In Person of Interest , we talk to the people catching our eye right now about what they’re doing, eating, reading, and loving. Next up is Lauren Halsey , founder of Summaeverythang , an organization that provides free, local, organic produce to people in South Central Los Angeles.
At the beginning of 2020, artist Lauren Halsey had just started building what she thought was her dream project: an Afrofuturist community center that would host workshops, events, artist talks, and after-school programs for residents in South Central Los Angeles. But when the pandemic hit, Halsey threw herself into a new dream: a massive, weekly distribution of local and organic produce boxes, free to that same community. Since May 2020, Summaeverythang has been distributing over 600 boxes a week. Halsey is funding the $80,000-a-month operation through her own art sales and outside donations. In the last few months, she teamed up with a cabal of Crenshaw-based chefs— Hugh Augustine , Shanita Castle , Stuart Eubanks , and Supreme Dow —as well as Timothy Hollingsworth for a hot meal program. For someone whose creative work is inextricable from her roots in South Central, this project is a mutual aid effort, community gathering, and an art practice rolled into one.
When the pandemic hit… I realized that resources would never trickle down. Because resources hadn't trickled down before COVID-19. There was already a hunger crisis. It just feels like what we've already been living and knowing. But the pandemic, more so than anything that I've experienced in my life, got me in the streets in the way that I've wanted to be, to show up for my practice. I think it's my best work yet because of that.
My biggest challenge was… refrigeration. Once we got the hang of how to operate and drive the refrigerator truck, we were able to figure out the hack of getting this very beautiful, super-nutrient-dense produce from farm to truck to South Central. I also realized you can just go to a farmer's market and say, “Hey, do you have a list of your produce items?” and you can buy in bulk! I guess that's common sense for folks in that world, but it wasn't for me.

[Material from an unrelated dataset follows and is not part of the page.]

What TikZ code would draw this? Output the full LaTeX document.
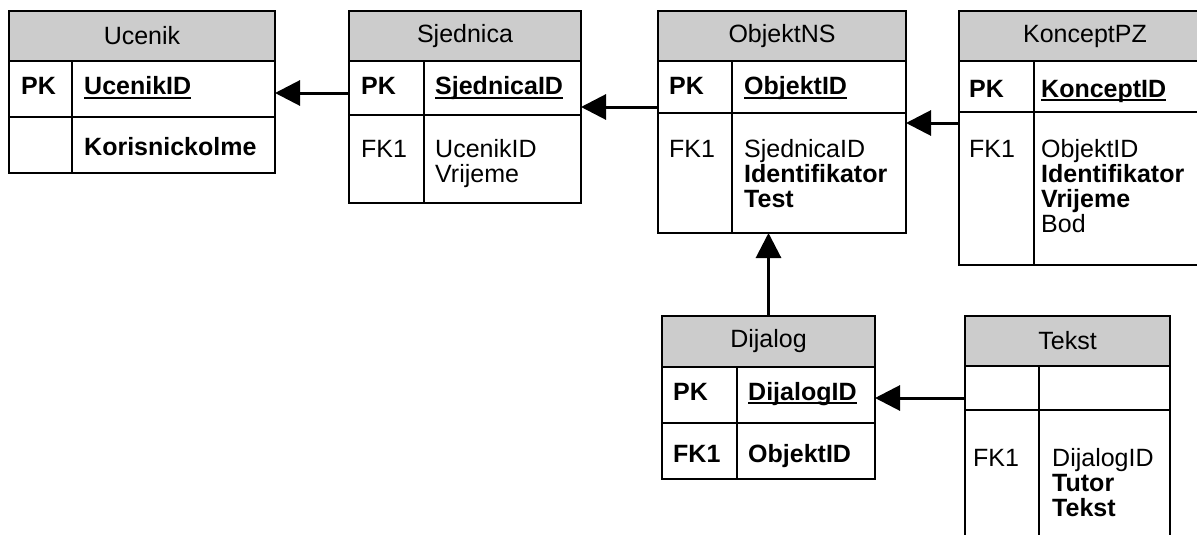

I’ve made it work by… tapping into my community. I used the network and friendships that I've made through art, then recycled that information back into making the food program work. Vinny Dotolo [of Jon & Vinny’s and other restaurants in LA] is a huge supporter of my art practice. He hooked me up with Samantha Rogers , the buyer for all of the produce at his restaurants. She's incredible, and she linked me with these amazing farms. It was just wild going out to eat at, like AOC, for example, and seeing like the Coleman lettuce salad. And I'm like, oh yeah, we get Coleman Family Farms lettuce. We buy them out!
My long-term goal is… whenever we stop doing 600 boxes a week, whether that happens a year from now or two or three years from now, is to figure out a way to get these people the same produce at the grocery stores, which then also helps the farmers. I want to approach all the grocery stores and the managers of these supply chains, and hold them accountable for where they're sourcing their produce, which is most often outside of California. I want to get them to switch to local farms.

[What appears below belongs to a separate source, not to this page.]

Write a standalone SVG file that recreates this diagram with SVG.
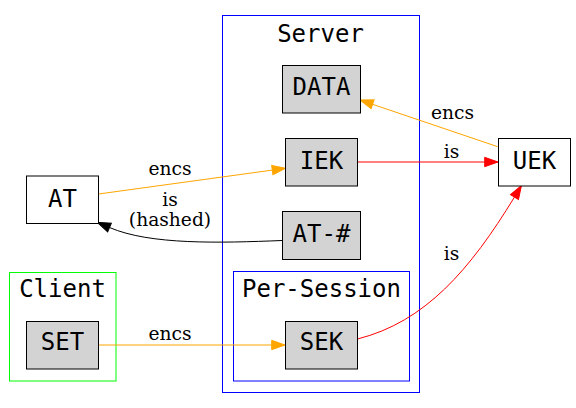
<svg xmlns="http://www.w3.org/2000/svg" width="576" height="408" viewBox="0 0 576 408">
<style>
.node rect{stroke:#000;stroke-width:1}
.gray{fill:#d3d3d3}
.white{fill:#fff}
.nl{font-family:"DejaVu Sans Mono",monospace;font-size:24px;text-anchor:middle;fill:#000}
.cl{font-family:"DejaVu Sans Mono",monospace;font-size:24px;text-anchor:middle;fill:#000}
.el{font-family:"DejaVu Serif",serif;font-size:18.67px;text-anchor:middle;fill:#000}
.clu{fill:none;stroke-width:1}
.edge{fill:none;stroke-width:1}
</style>
<defs>
<marker id="ao" viewBox="0 0 14 10" refX="0" refY="5" markerWidth="14" markerHeight="10" markerUnits="userSpaceOnUse" orient="auto" overflow="visible"><path d="M0,0.33 L13.3,5 L0,9.67z" fill="#ffa500" stroke="#ffa500"/></marker>
<marker id="ar" viewBox="0 0 14 10" refX="0" refY="5" markerWidth="14" markerHeight="10" markerUnits="userSpaceOnUse" orient="auto" overflow="visible"><path d="M0,0.33 L13.3,5 L0,9.67z" fill="#ff0000" stroke="#ff0000"/></marker>
<marker id="ab" viewBox="0 0 14 10" refX="0" refY="5" markerWidth="14" markerHeight="10" markerUnits="userSpaceOnUse" orient="auto" overflow="visible"><path d="M0,0.33 L13.3,5 L0,9.67z" fill="#000" stroke="#000"/></marker>
</defs>
<rect width="576" height="408" fill="#fff"/>
<g id="cluster_server">
<rect class="clu" x="222.5" y="15.5" width="197" height="377" stroke="#0000ff"/>
<text class="cl" x="320.5" y="41.5">Server</text>
</g>
<g id="cluster_session">
<rect class="clu" x="233.5" y="271.5" width="176" height="109.5" stroke="#0000ff"/>
<text class="cl" x="321.5" y="296.5">Per-Session</text>
</g>
<g id="cluster_client">
<rect class="clu" x="9.5" y="272.5" width="106.5" height="108.5" stroke="#00ff00"/>
<text class="cl" x="62.5" y="296.5">Client</text>
</g>
<g id="connectors">
<path class="edge" d="M98.5,194 L272.3,170.1" stroke="#ffa500" marker-end="url(#ao)"/>
<text class="el" x="170" y="175">encs</text>
<path class="edge" d="M282,240.5 C220,243 150,245 109.5,227.5" stroke="#000" marker-end="url(#ab)"/>
<text class="el" x="170" y="206">is</text>
<text class="el" x="170" y="225.5">(hashed)</text>
<path class="edge" d="M497.7,146.7 L372.6,104.3" stroke="#ffa500" marker-end="url(#ao)"/>
<text class="el" x="452.5" y="119">encs</text>
<path class="edge" d="M357.5,162 L484.7,162" stroke="#ff0000" marker-end="url(#ar)"/>
<text class="el" x="451.5" y="157.5">is</text>
<path class="edge" d="M357.5,339 C425,322 470,270 514.5,197" stroke="#ff0000" marker-end="url(#ar)"/>
<text class="el" x="451.5" y="259.5">is</text>
<path class="edge" d="M98.5,345 L271.7,345" stroke="#ffa500" marker-end="url(#ao)"/>
<text class="el" x="170" y="339.5">encs</text>
</g>
<g id="DATA" class="node"><rect class="gray" x="282.5" y="65.5" width="78" height="47.5"/><text class="nl" x="321.5" y="95">DATA</text></g>
<g id="IEK" class="node"><rect class="gray" x="285.5" y="138.5" width="72" height="47.5"/><text class="nl" x="321.5" y="168.5">IEK</text></g>
<g id="AT_hash" class="node"><rect class="gray" x="282.5" y="211.5" width="78" height="48"/><text class="nl" x="321.5" y="242">AT-#</text></g>
<g id="SEK" class="node"><rect class="gray" x="285.5" y="321.5" width="72" height="47.5"/><text class="nl" x="321.5" y="350">SEK</text></g>
<g id="AT" class="node"><rect class="white" x="26.5" y="176" width="72" height="47.5"/><text class="nl" x="62.5" y="206.5">AT</text></g>
<g id="SET" class="node"><rect class="gray" x="26.5" y="321.5" width="72" height="47.5"/><text class="nl" x="62.5" y="350">SET</text></g>
<g id="UEK" class="node"><rect class="white" x="498.5" y="138.5" width="72" height="47.5"/><text class="nl" x="534.5" y="168.5">UEK</text></g>
</svg>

The most important thing I’ve learned is that… we don’t have to wait for someone to show up in a cape or a suit or whatever and do community work for us. We are the community. We can propose our own solutions. And though it might be a bumpy ride the first two or three weeks, or a month, or whatever—we're enough to figure it out and we always have been, always will be. So why wait? It'll work or it won't...but most likely it will.